Setidaknya, itulah kesimpulan yang bisa direduksi dari analisis profesor matematika kenamaan, David Sumpter.
Segitiga Penjaga Harmoni
Dalam kolomnya di laman FourFourTwo, Sumpter menuturkan "tikit-taka" era Guardiola sudah mentok dan mampu diantisipasi lawan-lawan Blaugrana.
Itu terbukti pada pembantaian Barcelona oleh Bayern Muenchen 0-7 dalam ajang Liga Champions tahun 2013.
Pressing tanpa lelah pemain-pemain Bayern, mampu meluluhlantakkan operan-operan pendek nan cepat Barcelona.

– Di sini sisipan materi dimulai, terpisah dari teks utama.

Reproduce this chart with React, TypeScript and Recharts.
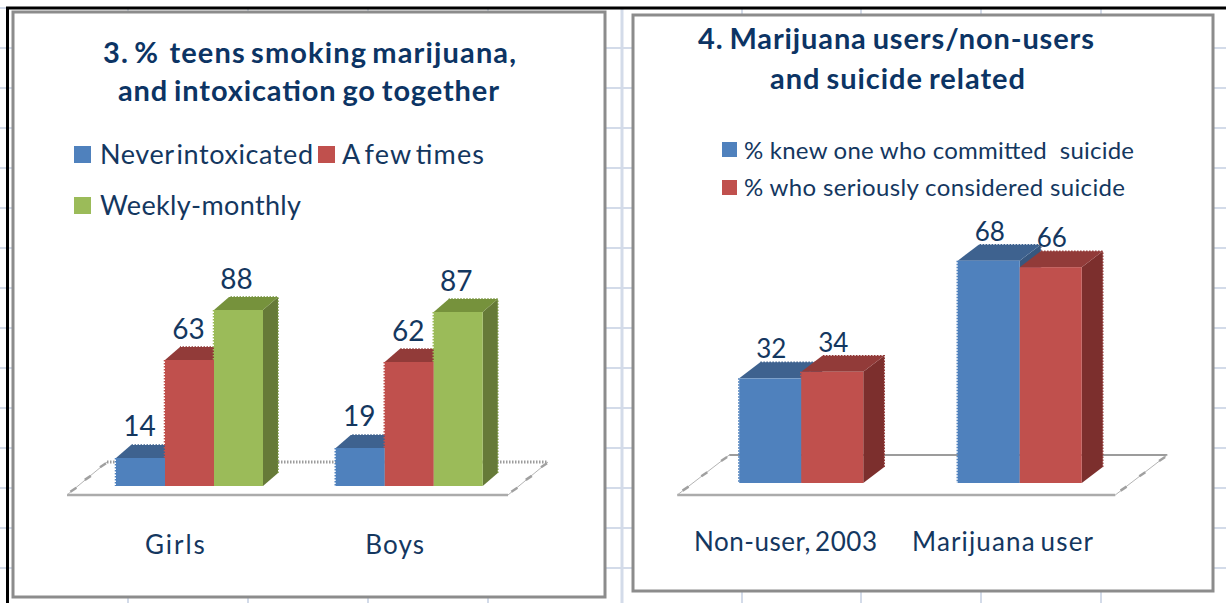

"Setelah kekalahan itu, Barcelona butuh beberapa lama untuk memulihkan diri, hingga Luis Enrique datang pada tahun 2014. Ketika itu, ia melihat kelemahan 'tiki-taka', dan menyempurnakannya dengan memasukkan rumus simetri," tulis Sumpter.
Pada sisi kiri formasi Barcelona, Enrique memasang "segitiga" yang dipimpin Neymar dan dibantu Jordi Alba serta Andres Iniesta.
Sementara pada sisi kanan, ia memercayakan Lionel Messi memimpin "segitiga" bersama Ivan Rakitic dan Dani Alves.
Menurut Sumpter, formasi segitiga ini efektif dalam pembuatan jaringan operan serta umpan terobosan ke lini tengah lawan yang didiami Luis Suarez.
Itu seperti yang terjadi ketika Barcelona menghancurkan AS Roma 6-1 di ajang Liga Champions, November 2015.